Opt-in versioning (was: Re: Surprising semantics)
Brendan Eich
brendan at mozilla.org
Fri Jul 18 22:25:59 PDT 2008
On Jul 18, 2008, at 6:41 PM, Waldemar Horwat wrote:
> We've been down this road before, and the arguments you present
> have been hashed out over years. This approach doesn't work. Read
> the archives of the ES4 group.
Specifically, from the March 2008 meeting:
* ES3.1 and ES4 will both allow ‘function’ inside control flow
statements [directly inside an explicit block, not as the lone
unbraced consequent statement of an if, while, etc. /be], and it will
be hoisted to the top of the block and initialized on block entry (to
be compatible with how functions behave in ES3)

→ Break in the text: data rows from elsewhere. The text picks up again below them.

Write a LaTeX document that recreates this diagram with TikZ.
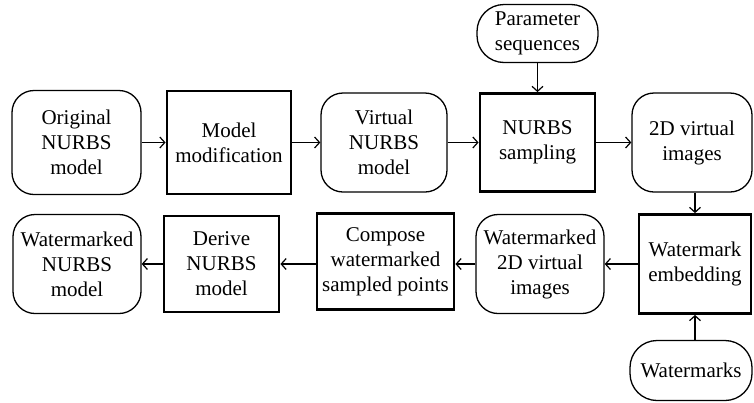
\documentclass[tikz,border=0pt]{standalone}
\usepackage{fontspec}
\setmainfont{Liberation Serif}
\usetikzlibrary{arrows.meta}
\begin{document}
\begin{tikzpicture}[x=1pt,y=-1pt,
  base/.style={align=center,inner sep=0pt,font=\fontsize{21}{25}\selectfont},
  roundbox/.style={base,draw,line width=1.3pt,rounded corners=22pt},
  pillbox/.style={base,draw,line width=1.3pt,rounded corners=27pt},
  procbox/.style={base,draw,line width=2.8pt},
  flow/.style={line width=1.2pt,-{Straight Barb[length=5pt,width=11pt,line width=1.2pt]}}]
\useasboundingbox (0,0) rectangle (754,402);
% top row
\node[roundbox,minimum width=129pt,minimum height=104pt] (orig) at (76.5,142.5) {Original\\NURBS\\model};
\node[procbox,minimum width=124pt,minimum height=103pt] (modmod) at (229,142.5) {Model\\modification};
\node[roundbox,minimum width=126pt,minimum height=99pt] (virt) at (384,142.5) {Virtual\\NURBS\\model};
\node[procbox,minimum width=115pt,minimum height=98pt] (samp) at (537.5,142.5) {NURBS\\sampling};
\node[roundbox,minimum width=120pt,minimum height=99pt] (img) at (692,142.5) {2D virtual\\images};
\node[pillbox,minimum width=121pt,minimum height=58pt] (param) at (537.5,33.5) {Parameter\\sequences};
% bottom row
\node[procbox,minimum width=112pt,minimum height=99pt] (emb) at (695,264) {Watermark\\embedding};
\node[roundbox,minimum width=128pt,minimum height=99pt] (wmimg) at (540,264) {Watermarked\\2D virtual\\images};
\node[procbox,minimum width=137pt,minimum height=96pt] (comp) at (385.5,261.5) {Compose\\watermarked\\sampled points};
\node[procbox,minimum width=115pt,minimum height=96pt] (der) at (221.5,264) {Derive\\NURBS\\model};
\node[roundbox,minimum width=128pt,minimum height=99pt] (wmn) at (77,264) {Watermarked\\NURBS\\model};
\node[pillbox,minimum width=122pt,minimum height=60pt] (wms) at (691,370.5) {Watermarks};
% connectors
\draw[flow] (orig.east) -- (modmod.west);
\draw[flow] (modmod.east) -- (virt.west);
\draw[flow] (virt.east) -- (samp.west);
\draw[flow] (samp.east) -- (img.west);
\draw[flow] (param.south) -- (samp.north);
\draw[flow] (img.south -| emb.north) -- (emb.north);
\draw[flow] (wms.north -| emb.south) -- (emb.south);
\draw[flow] (emb.west) -- (wmimg.east);
\draw[flow] (wmimg.west) -- (wmimg.west -| comp.east);
\draw[flow] (comp.west |- der.east) -- (der.east);
\draw[flow] (der.west) -- (wmn.east);
\end{tikzpicture}
\end{document}
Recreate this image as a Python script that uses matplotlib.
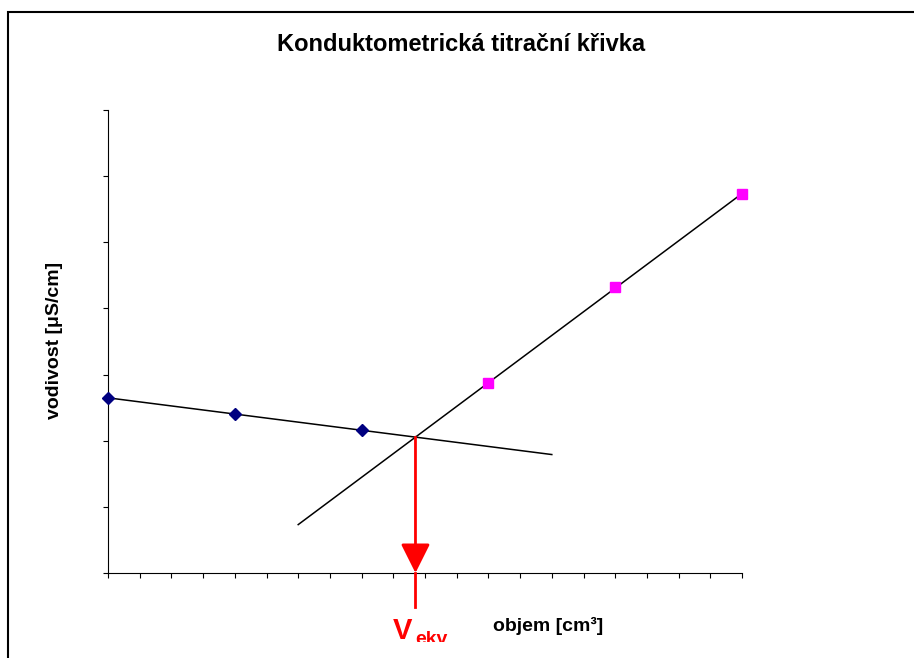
import numpy as np
import matplotlib
matplotlib.use('Agg')
import matplotlib.pyplot as plt
from matplotlib.patches import Rectangle
from matplotlib.transforms import Bbox, TransformedBbox

plt.rcParams['font.family'] = ['Liberation Sans', 'DejaVu Sans']

# data (y in axis-tick units)
objem_a = [0, 4, 8]
vodivost_a = [2.65, 2.40, 2.16]
objem_b = [12, 16, 20]
vodivost_b = [2.87, 4.32, 5.73]

# range over which each trend line is drawn
trend_a_x = [0, 14]
trend_b_x = [6, 20]

title = 'Konduktometrická titrační křivka'
ylabel = 'vodivost [μS/cm]'
xlabel = 'objem [cm³]'

W, H = 914, 658
fig = plt.figure(figsize=(W / 100, H / 100), dpi=100)
ax = fig.add_axes([108 / W, 1 - 573 / H, (742 - 108) / W, (573 - 110) / H])

# outer chart frame (right/bottom edges are cut off in the reference)
fig.patches.append(Rectangle((8 / W, -0.2), 1.5, 1.2 - 12 / H + 0.0,
                             transform=fig.transFigure, fill=False,
                             edgecolor='black', lw=1.5))

# linear trend lines
ka, qa = np.polyfit(objem_a, vodivost_a, 1)
kb, qb = np.polyfit(objem_b, vodivost_b, 1)
xa = np.array(trend_a_x, dtype=float)
xb = np.array(trend_b_x, dtype=float)
ax.plot(xa, ka * xa + qa, color='black', lw=1.1, zorder=2)
ax.plot(xb, kb * xb + qb, color='black', lw=1.1, zorder=2)

ax.plot(objem_a, vodivost_a, linestyle='none', marker='D', ms=5.8,
        color='#000080', zorder=3, clip_on=False)
ax.plot(objem_b, vodivost_b, linestyle='none', marker='s', ms=7.6,
        color='#FF00FF', zorder=3, clip_on=False)

# equivalence point
x_eq = (qb - qa) / (ka - kb)
y_eq = ka * x_eq + qa
red = '#FF0000'
ax.annotate('', xy=(x_eq, 0), xytext=(x_eq, y_eq),
            arrowprops=dict(arrowstyle='-|>,head_length=1.0,head_width=0.5',
                            mutation_scale=18, color=red, lw=2,
                            shrinkA=0, shrinkB=0),
            annotation_clip=False, zorder=4)
ax.plot([x_eq, x_eq], [0, -0.51], color=red, lw=2, clip_on=False, zorder=4)

clip = TransformedBbox(Bbox.from_extents(0, 16 / H, 1, 1), fig.transFigure)
t1 = ax.annotate('V', xy=(x_eq, 0), xytext=(-3, -66), textcoords='offset pixels',
                 ha='right', va='baseline', color=red, fontsize=21,
                 fontweight='bold', annotation_clip=False)
t2 = ax.annotate('ekv', xy=(x_eq, 0), xytext=(0, -71), textcoords='offset pixels',
                 ha='left', va='baseline', color=red, fontsize=14,
                 fontweight='bold', annotation_clip=False)
for t in (t1, t2):
    t.set_clip_box(clip)
    t.set_clip_on(True)

ax.set_xlim(0, 20)
ax.set_ylim(0, 7)
ax.set_xticks(np.arange(0, 21, 1))
ax.set_yticks(np.arange(0, 8, 1))
ax.tick_params(direction='out', length=3.5, width=0.8, color='black',
               labelbottom=False, labelleft=False)
for s in ('top', 'right'):
    ax.spines[s].set_visible(False)
for s in ('left', 'bottom'):
    ax.spines[s].set_linewidth(0.8)

fig.text(461 / W, 1 - 51 / H, title, ha='center', va='baseline',
         fontsize=17, fontweight='bold')
fig.text(55 / W, 1 - 340 / H, ylabel, ha='center', va='center',
         rotation=90, fontsize=14, fontweight='bold')
fig.text(548 / W, 1 - 631 / H, xlabel, ha='center', va='baseline',
         fontsize=14, fontweight='bold')

fig.savefig('out.png', dpi=100, facecolor='white')
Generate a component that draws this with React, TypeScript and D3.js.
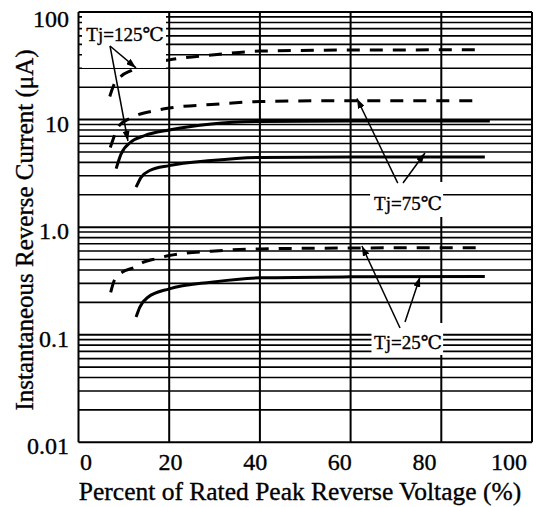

* For ES4, ‘const’ is also scoped to the block, it is not hoisted,
there is a read barrier, and it’s assign-once
* For ES4, ‘let’ behaves like ‘const’ except that it’s not assign-once
[end edited citation from the minutes. /be]
This was Waldemar's counter-proposal to cut the gordian knot of too
many declarative forms, some of which allow nonsense or wrongful
capture. It's good, but it is also not compatible with the current
browsers' intersection semantics for functions in blocks.
This change requires opt-in versioning, which can be done based on
page-specified MIME types, following RFC 4329 and HTML 5 and real-
world browser implementations. Note that script content typing
depends on in-page type specification -- not on server MIME type to
suffix mappings.
For overconstrained problems created by different implementations
operating within the rules of ES3 Chapter 16, there's no credible way
forward other than opt-in versioning. That's what ES4 proposes. It is
required for any block-scoped function, and even for const, since you
can't get const past IE.
When this last came up, the suggestion as I understood it was for IE
to be handled via scripted user-agent sniffing, presumably
controlling document.write or DOM creation of script src= loading the
const-ful or const-less code (or possibly eval, but eval does not
scale). This is opt-in versioning by another name (the page author
still has to opt and control script src, if not script type), and
it's a bad idea to boot. User agent string contents are hard enough
to parse, and overloaded for too many content-negotiation purposes
already.
My hope in this follow-up is twofold:
* To highlight the need for opt-in versioning to clean up and evolve
the language beyond certain points where it otherwise gets stuck.
* To point out that script content type depends on in-page type
selection mechanism, relieving the worry that was expressed recently
during an ES3.1 conference call about server file-suffix-to-MIME-type
mis-configuration.
There are other possible ways to select version, including "use
version N" pragma-strings. We haven't talked much about these, but
they can be considered if their effects can be committed before the
rest of the source following such a pragma is parsed. In light of all
the possible ways before us, and the precedent in Mozilla for JS
script types, the conclusion that opt-in versioning is infeasible or
impractical needs to be demonstrated, not assumed.